Who We Are

PFMEP is a grassroots group of Presbyterian lay and clergy volunteers who want the PCUSA to be an effective peacemaker in the Middle East.  We are one of many grassroots groups within the Presbyterian community. Our group came together after the 2004 General Assembly, and PFMEP was established prior to the 2008 Presbyterian General Assembly.

Why we serve

We seek to follow Jesus — in his respect for the dignity bestowed upon all human beings; in his challenge to all of us to love one another; in his call to share resources with each other; in his love for all people without discrimination or conditions; in his offer of new life through faith in him. We hear his call to servanthood, and to humility.

We serve alongside those committed to attaining a just and lasting peace in the Middle East. We believe in the dignity and freedom of all human beings, and the right of all to live in a world without violence and fear. We stand with all working for peace as a demonstration of God’s unconditional love for all people.

 Our prayer is that our efforts will be used by God to heal and strengthen people’s relationships with Him and with one another. We are called to serve those trapped in conflict; to relieve their suffering and to promote the transformation of their wellbeing. We stand in solidarity with all those working to end conflict, and believe nothing is impossible if we seek God’s help. We seek to understand the situation of those in conflict, and work alongside them to end the violence and hatred they face. The need for transformation is common to all.
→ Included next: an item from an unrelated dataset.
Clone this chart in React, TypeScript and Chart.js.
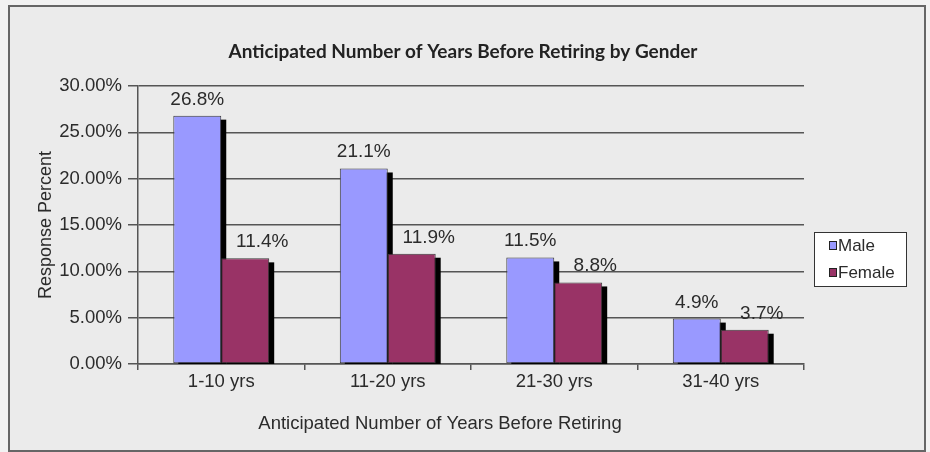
import React, { useEffect, useRef } from 'react';
import { Chart, registerables } from 'chart.js';

Chart.register(...registerables);

const categories = ['1-10 yrs', '11-20 yrs', '21-30 yrs', '31-40 yrs'];
const maleValues = [26.8, 21.1, 11.5, 4.9];
const femaleValues = [11.4, 11.9, 8.8, 3.7];
const seriesNames = ['Male', 'Female'];
const yTickValues = [0, 5, 10, 15, 20, 25, 30];
const chartTitle = 'Anticipated Number of Years Before Retiring by Gender';
const xAxisTitle = 'Anticipated Number of Years Before Retiring';
const yAxisTitle = 'Response Percent';

const MALE_COLOR = '#9999ff';
const FEMALE_COLOR = '#993366';
const TEXT = '#2b2b2b';
const GRID = '#555555';
const FONT = '"Liberation Sans", Arial, sans-serif';
const labelNudge = [0, 17];

const decorPlugin = {
  id: 'decor',
  beforeDraw(chart: any) {
    const { ctx, width, height } = chart;
    ctx.save();
    ctx.fillStyle = '#f2f2f2';
    ctx.fillRect(0, 0, width, height);
    ctx.fillStyle = '#ebebeb';
    ctx.fillRect(9, 6, 916, 445);
    ctx.strokeStyle = '#666666';
    ctx.lineWidth = 2;
    ctx.strokeRect(9, 6, 916, 445);
    ctx.restore();
  },
  beforeDatasetsDraw(chart: any) {
    const { ctx, chartArea } = chart;
    ctx.save();
    ctx.beginPath();
    ctx.rect(chartArea.left, chartArea.top, chartArea.right - chartArea.left, chartArea.bottom - chartArea.top);
    ctx.clip();
    ctx.fillStyle = '#000000';
    chart.data.datasets.forEach((_: any, di: number) => {
      const meta = chart.getDatasetMeta(di);
      meta.data.forEach((el: any) => {
        const { x, y, base, width } = el.getProps(['x', 'y', 'base', 'width'], true);
        ctx.fillRect(x - width / 2 + 5, y + 4, width, base - y);
      });
    });
    ctx.restore();
  },
  afterDraw(chart: any) {
    const { ctx } = chart;
    ctx.save();
    // data labels
    ctx.font = `19px ${FONT}`;
    ctx.fillStyle = TEXT;
    ctx.textAlign = 'center';
    ctx.textBaseline = 'alphabetic';
    chart.data.datasets.forEach((ds: any, di: number) => {
      const meta = chart.getDatasetMeta(di);
      meta.data.forEach((el: any, i: number) => {
        const { x, y } = el.getProps(['x', 'y'], true);
        ctx.fillText(ds.data[i].toFixed(1) + '%', x + labelNudge[di], y - 11);
      });
    });
    // chart title
    ctx.font = `bold 19px Lato, "Open Sans", sans-serif`;
    ctx.fillStyle = '#222222';
    ctx.textBaseline = 'middle';
    ctx.fillText(chartTitle, 463, 52);
    // x axis title
    ctx.font = `18.5px ${FONT}`;
    ctx.fillStyle = TEXT;
    ctx.fillText(xAxisTitle, 440, 424);
    // legend
    ctx.fillStyle = '#ffffff';
    ctx.fillRect(814, 232, 92, 54);
    ctx.strokeStyle = '#333333';
    ctx.lineWidth = 1;
    ctx.strokeRect(814.5, 232.5, 92, 54);
    ctx.textAlign = 'left';
    ctx.font = `17px ${FONT}`;
    chart.data.datasets.forEach((ds: any, di: number) => {
      const cy = 245 + di * 27;
      ctx.fillStyle = ds.backgroundColor;
      ctx.fillRect(829, cy - 4, 7, 8);
      ctx.strokeStyle = '#222222';
      ctx.strokeRect(829.5, cy - 3.5, 7, 8);
      ctx.fillStyle = TEXT;
      ctx.fillText(ds.label, 838, cy + 1);
    });
    ctx.restore();
  },
};

export default function App() {
  const ref = useRef<HTMLCanvasElement | null>(null);
  useEffect(() => {
    if (!ref.current) return;
    const chart = new Chart(ref.current, {
      type: 'bar',
      data: {
        labels: categories,
        datasets: [
          {
            label: seriesNames[0],
            data: maleValues,
            backgroundColor: MALE_COLOR,
            borderColor: '#3a3a3a',
            borderWidth: 1,
            borderSkipped: false,
            barPercentage: 1,
            categoryPercentage: 0.576,
          },
          {
            label: seriesNames[1],
            data: femaleValues,
            backgroundColor: FEMALE_COLOR,
            borderColor: '#3a3a3a',
            borderWidth: 1,
            borderSkipped: false,
            barPercentage: 1,
            categoryPercentage: 0.576,
          },
        ],
      },
      options: {
        responsive: false,
        animation: false,
        devicePixelRatio: 1,
        layout: { padding: { left: 35, right: 126, top: 86, bottom: 0 } },
        plugins: {
          legend: { display: false },
          title: { display: false },
          tooltip: { enabled: false },
        },
        scales: {
          x: {
            afterFit: (s: any) => {
              s.height = 88;
            },
            grid: {
              display: true,
              drawOnChartArea: false,
              drawTicks: true,
              tickLength: 6,
              offset: true,
              color: GRID,
              lineWidth: 1.5,
            },
            border: { display: true, color: GRID, width: 1.5 },
            ticks: {
              color: TEXT,
              font: { family: FONT, size: 18.5 },
              padding: 1,
              maxRotation: 0,
            },
          },
          y: {
            min: 0,
            max: 30,
            afterBuildTicks: (s: any) => {
              s.ticks = yTickValues.map((v) => ({ value: v }));
            },
            afterFit: (s: any) => {
              s.width = 103;
            },
            grid: {
              color: GRID,
              lineWidth: 1.5,
              drawTicks: true,
              tickLength: 10,
            },
            border: { display: true, color: GRID, width: 1.5 },
            ticks: {
              color: TEXT,
              font: { family: FONT, size: 18.5 },
              padding: 6,
              callback: (v: any) => Number(v).toFixed(2) + '%',
            },
            title: {
              display: true,
              text: yAxisTitle,
              color: TEXT,
              font: { family: FONT, size: 18 },
              padding: { top: 0, bottom: 0 },
            },
          },
        },
      },
      plugins: [decorPlugin],
    });
    return () => chart.destroy();
  }, []);
  return (
    <div style={{ position: 'absolute', left: 0, top: 0, width: 930, height: 452 }}>
      <canvas ref={ref} width={930} height={452} style={{ display: 'block', width: 930, height: 452 }} />
    </div>
  );
}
Together we share a quest for peace, reconciliation, and healing.

Our Goals

Middle East peacemaking has been a major focus of Presbyterian General Assemblies, and there are multiple advocacy groups within the Church presenting viewpoints and actively seeking support and endorsement. Our goal is to help concerned Presbyterians respond thoughtfully to the variety of viewpoints and proposals put before the Church.

On this website, we hope to provide:

    1. The PCUSA's historical position on issues in the Middle East
    2. A basic understanding of the facts on the ground and the challenges to be overcome in the pursuit of peace
    3. Updates on progress toward a fair and just "two-state solution", with Israel the homeland of the Jewish people and Palestine the homeland of the Palestinian people

Our  leadership

Presbyterians for Middle East Peace is led by a steering committee consisting of the following Presbyterians: Rev. Dr. Bill Harter, Rev. Dr. John Wimberly, Rev. Todd Stavrakos, rev. Mark Boyd, and Ruling Elder Mike Gizzi.

Rev. Dr. Bill Harter and Rev. Dr. John Wimberly serve as co-conveners of PFMEP.

A Presbyterian pastor since 1974, John Wimberly served Western Presbyterian Church in Washington, D.C. for thirty years prior to his retirement in 2012.   A life-long social justice advocate, John has helped start non-profits to work with rape victims, abused women, low income children, the homeless and healthcare in Ethiopia.  He has been president of the Board of Directors of numerous organizations ranging from The Presbyterian Outlook to the ACLU in Washington, D.C.  Throughout his career, he has been active in interfaith work, especially with the Jewish and Islamic communities.  Starting in 2004, he focused some of his energy on the Israel-Palestine peace process.

Bill Harter and his late wife, Linda, married in 1964 and lived and studied in East and West Jerusalem in l965 and 1966. They served as a clergy couple in the Margaretville/New Kingston, NY parish (Catskill Mountains) from l967-77 and then for 28 years at the Presbyterian Church of Falling Spring in Chambersburg, PA. He retired in 2008 and is now Pastor Emeritus. He has led or co-directed over 40 pilgrimage and study tours to Israel, Jordan, Palestine, Egypt, Turkey, Greece, and Italy.

In community ministry he has helped found and lead organizations dealing with  remedial education for disadvantaged youth, transitional housing for the mentally challenged, shelter for the homeless, historical and cultural preservation and ecumenical and interfaith relations. He helped establish the annual Chambersburg Area Martin Luther King, Jr. Memorial and Holocaust Memorial Services, now in their 35th year. He is co-chair of the Franklin County Letterkenny Chapel Veterans and 9/11 Memorial in Chambersburg. He has been involved in Jewish, Muslim, and Christian dialogue and work for peace in the Middle East since 1968.